2011’s Rise of the Planet of the Apes was that rare thing – a reboot of a long dead franchise that not only managed to be commercially and critically successful but also forged its own new path rather than being hyped up fan service.
Rise is a unique and impressive film, particularly for its small scale and the power of its central human/simian relationship. And that makes it a tough act to follow. So new director Matt Reeves doesn’t really try, putting his own stamp on a much bigger story that sees the world edge closer to the future we saw in the original Apes.
This is also a film where focus more or less entirely shifts to the simian story. There are humans in the mix, and their struggle is a part of the main narrative but Caesar is the hero and most of the incidents are shaped and led by ape action.

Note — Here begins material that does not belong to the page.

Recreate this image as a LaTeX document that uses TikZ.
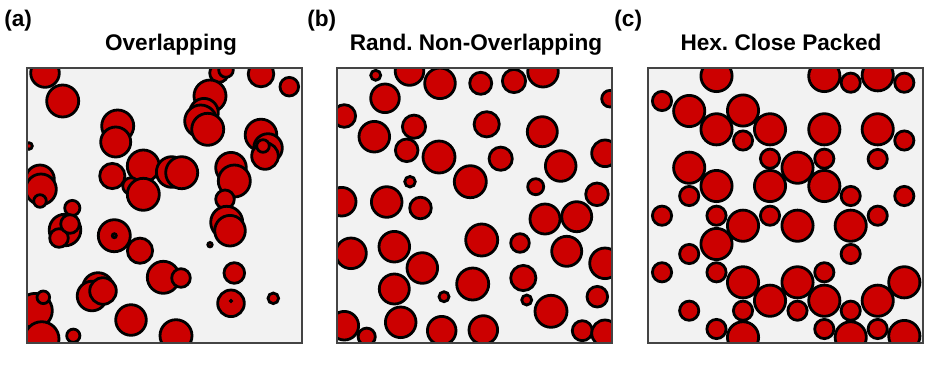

There’s a lot going on, and Reeves handles it all really well – building a sense of dread from the beginning as the audience already knows things aren’t going to end well for man or ape. There are moments of subtlety and great beauty before the entire piece ignites for the chaos of the finale.
Technically, what has been achieved here is nigh on magical. It’s difficult to comprehend that every non-human character is entirely digital, every grasping hand, every strand of fur. Reeves pushes the crowd numbers of apes to greater heights here but the most staggering moments are when a single simian face fills the screen. The detail in texture is astounding, and the range of emotions really brings these characters alive.
The special effects are so ground-breaking that its easy to overlook the films flaws. For one thing, it’s an incredibly familiar tale – Caesar is the Godfather of apes and his general Koba couldn’t be more Brutus. They’re stock characters in an unusual setting and while the situation adds freshness there’s a pervading tired musk about most of the narrative.
It’s also very ape centric, so be prepared for a lot of subtitles for the many sign-language exchanges and some grunting ape-speak. Reeves does a remarkably job of getting us invested in these relationships but at the cost of the human characters. Despite his best efforts, Jason Clarke’s non-furry bloke makes no impression. His connection to Caesar is contrived rather than earned and his characterisation weak and passive. Shockingly, I almost missed James Franco.
Dawn is a marvellous technical achievement, there’s no doubt about that, and the spectacle of the finale is balanced out by several fine smaller scenes. Andy Serkis and the rest of the performance capture crew do brilliant work (with lots of help from Weta) and I’m certainly looking forward to where the franchise goes from here. But I also can’t help but be a bit bewildered by the rave reviews suggesting that this is the best film of the year. I genuinely preferred Rise.